Evaluation name: A timestamp that indicates when an evaluation run occured. Click the timestamp to see details for that evaluation. Execution status: Indicates if the evaluation is completed, paused, or unsuccessful. If an evaluation run includes benchmark questions that do not have predefined SQL answers, it is marked for review in this column. Accuracy: A numeric assessment of accuracy across all benchmark questions. For evaluation runs that require manual review, an accuracy measure appears only after those questions have been reviewed. Created by: Indicates the name of the user who ran the evaluation.

Review individual evaluations

You can review individual evaluations to get a detailed look at each response. You can edit the assessment for any question and update any items that need manual review.

To review individual evaluations:

  1. Click the Kebab menu icon. kebab menu in the upper-right corner of the Genie space. Then, click Benchmarks.

  2. Click the timestamp for any evaluation in the Evaluation name column to open a detailed view of that test run.

    A screen that shows the results of a single evaluation run. All questions are listed on the left. If applicable, individual questions are shown on the right with the model output and the ground truth output.

  3. Click a question near the left side of the screen to see the associated details. Use the evaluation detail screen perform the next steps.

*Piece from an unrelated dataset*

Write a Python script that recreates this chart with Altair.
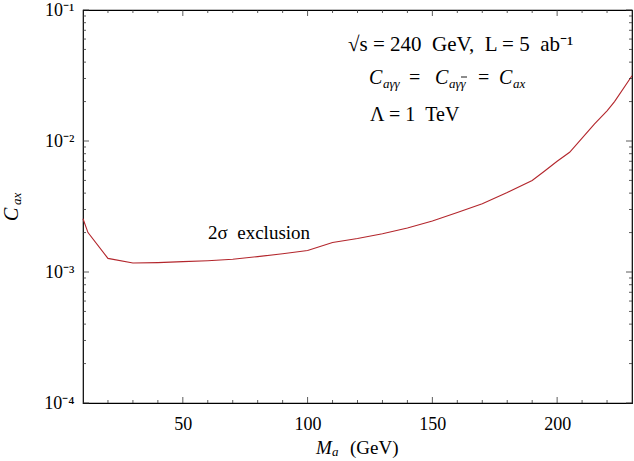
import altair as alt
import pandas as pd

# Exclusion curve: axion mass (GeV) vs. coupling C_ax
mass = [10, 12, 20, 30, 40, 50, 60, 70, 80, 90, 100, 110, 120, 130, 140,
        150, 160, 170, 180, 190, 195, 200, 205, 210, 215, 220, 223, 230]
coupling = [2.55e-3, 2.0e-3, 1.27e-3, 1.17e-3, 1.18e-3, 1.20e-3, 1.22e-3,
            1.25e-3, 1.31e-3, 1.38e-3, 1.46e-3, 1.68e-3, 1.80e-3, 1.96e-3,
            2.17e-3, 2.45e-3, 2.85e-3, 3.32e-3, 4.05e-3, 5.0e-3, 5.9e-3,
            7.0e-3, 8.2e-3, 1.05e-2, 1.35e-2, 1.7e-2, 2.0e-2, 3.15e-2]

x_major = [50, 100, 150, 200]
x_minor = [20, 30, 40, 60, 70, 80, 90, 110, 120, 130, 140, 160, 170, 180,
           190, 210, 220]
y_major = [1e-4, 1e-3, 1e-2, 1e-1]
y_minor = [m * 10.0 ** e for e in (-4, -3, -2) for m in range(2, 10)]

W, H = 549, 393
OX, OY = 83, 10          # plot origin inside the page
FONT = "Liberation Serif"
RED = "#b3262c"
SP = "\u00a0"            # non-breaking space keeps the wide gaps between words

xs = alt.Scale(domain=[10, 230], nice=False, zero=False)
ys = alt.Scale(type="log", domain=[1e-4, 1e-1], nice=False)

curve = alt.Chart(pd.DataFrame({"m": mass, "c": coupling})).mark_line(
    color=RED, strokeWidth=1.1
).encode(
    x=alt.X("m:Q", scale=xs, axis=alt.Axis(
        values=x_major, ticks=False, domain=False, grid=False, title="",
        labelFont=FONT, labelFontSize=18, labelColor="black", labelPadding=12)),
    y=alt.Y("c:Q", scale=ys, axis=alt.Axis(
        values=y_major, ticks=False, domain=False, grid=False, title="",
        labelExpr="{'0.0001':'10⁻⁴','0.001':'10⁻³','0.01':'10⁻²','0.1':'10⁻¹'}[''+datum.value]",
        labelFont=FONT, labelFontSize=18, labelColor="black", labelPadding=9)),
)


def xticks(vals, size):
    d = pd.DataFrame({"m": vals})
    bottom = alt.Chart(d).mark_rule(color="#333", strokeWidth=0.8).encode(
        x=alt.X("m:Q", scale=xs), y=alt.value(H), y2=alt.value(H - size))
    top = alt.Chart(d).mark_rule(color="#333", strokeWidth=0.8).encode(
        x=alt.X("m:Q", scale=xs), y=alt.value(0), y2=alt.value(size))
    return [bottom, top]


def yticks(vals, size):
    d = pd.DataFrame({"c": vals})
    left = alt.Chart(d).mark_rule(color="#333", strokeWidth=0.8).encode(
        y=alt.Y("c:Q", scale=ys), x=alt.value(0), x2=alt.value(size))
    right = alt.Chart(d).mark_rule(color="#333", strokeWidth=0.8).encode(
        y=alt.Y("c:Q", scale=ys), x=alt.value(W), x2=alt.value(W - size))
    return [left, right]


def text(t, x, y, size=20, style="normal", angle=0):
    """Text placed at page coordinates (x, y), left-aligned, vertically centred."""
    return alt.Chart(pd.DataFrame({"t": [t]})).mark_text(
        font=FONT, fontSize=size, fontStyle=style, align="left",
        baseline="middle", color="black", angle=angle
    ).encode(text="t:N", x=alt.value(x - OX), y=alt.value(y - OY))


def bar(x1, x2, y):
    """Short horizontal stroke (the bar over a conjugate photon)."""
    return alt.Chart(pd.DataFrame({"k": [0]})).mark_rule(
        color="black", strokeWidth=0.9
    ).encode(x=alt.value(x1 - OX), x2=alt.value(x2 - OX), y=alt.value(y - OY))


ticks = (xticks(x_major, 6) + xticks(x_minor, 3)
         + yticks(y_major, 6) + yticks(y_minor, 3))

notes = [
    text(f"√s = 240{SP}{SP}GeV,{SP}{SP}L = 5{SP}{SP}ab⁻¹", 348, 45, size=21),
    # C_aγγ = C_aγγ̄ = C_ax
    text("C", 369, 78, style="italic"),
    text("aγγ", 383, 84, size=13, style="italic"),
    text("=", 409, 78),
    text("C", 435, 78, style="italic"),
    text("aγγ", 449, 84, size=13, style="italic"),
    bar(461, 467, 77),
    text("=", 478, 78),
    text("C", 499, 78, style="italic"),
    text("ax", 513, 84, size=13, style="italic"),
    text(f"Λ = 1{SP}{SP}TeV", 370, 115),
    text(f"2σ{SP}{SP}exclusion", 208, 233, size=19),
    # axis titles
    text("M", 316, 448, size=19, style="italic"),
    text("a", 332, 452, size=13, style="italic"),
    text("(GeV)", 350, 448, size=19),
    text("C", 12, 221, size=20, style="italic", angle=270),
    text("ax", 17, 205, size=13, style="italic", angle=270),
]

chart = alt.layer(curve, *ticks, *notes).properties(
    width=W, height=H,
    autosize=alt.AutoSizeParams(type="none"),
    padding={"left": OX, "top": OY, "right": 2, "bottom": 58},
    background="white",
).configure_view(stroke="black", strokeWidth=1.2)

chart.save("out.html", embed_options={"renderer": "svg", "actions": False})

  4. Review and compare the Model output response with the Ground truth response.

    note

    The results of these responses appear in the the evaluation details for one week. After one week, the results are no longer visible. The generated SQL statement and the example SQL statement remain.

  5. Click the Edit icon on the label to edit the assessment.

    Mark each result as Good or Bad to get an accurate score for this evaluation.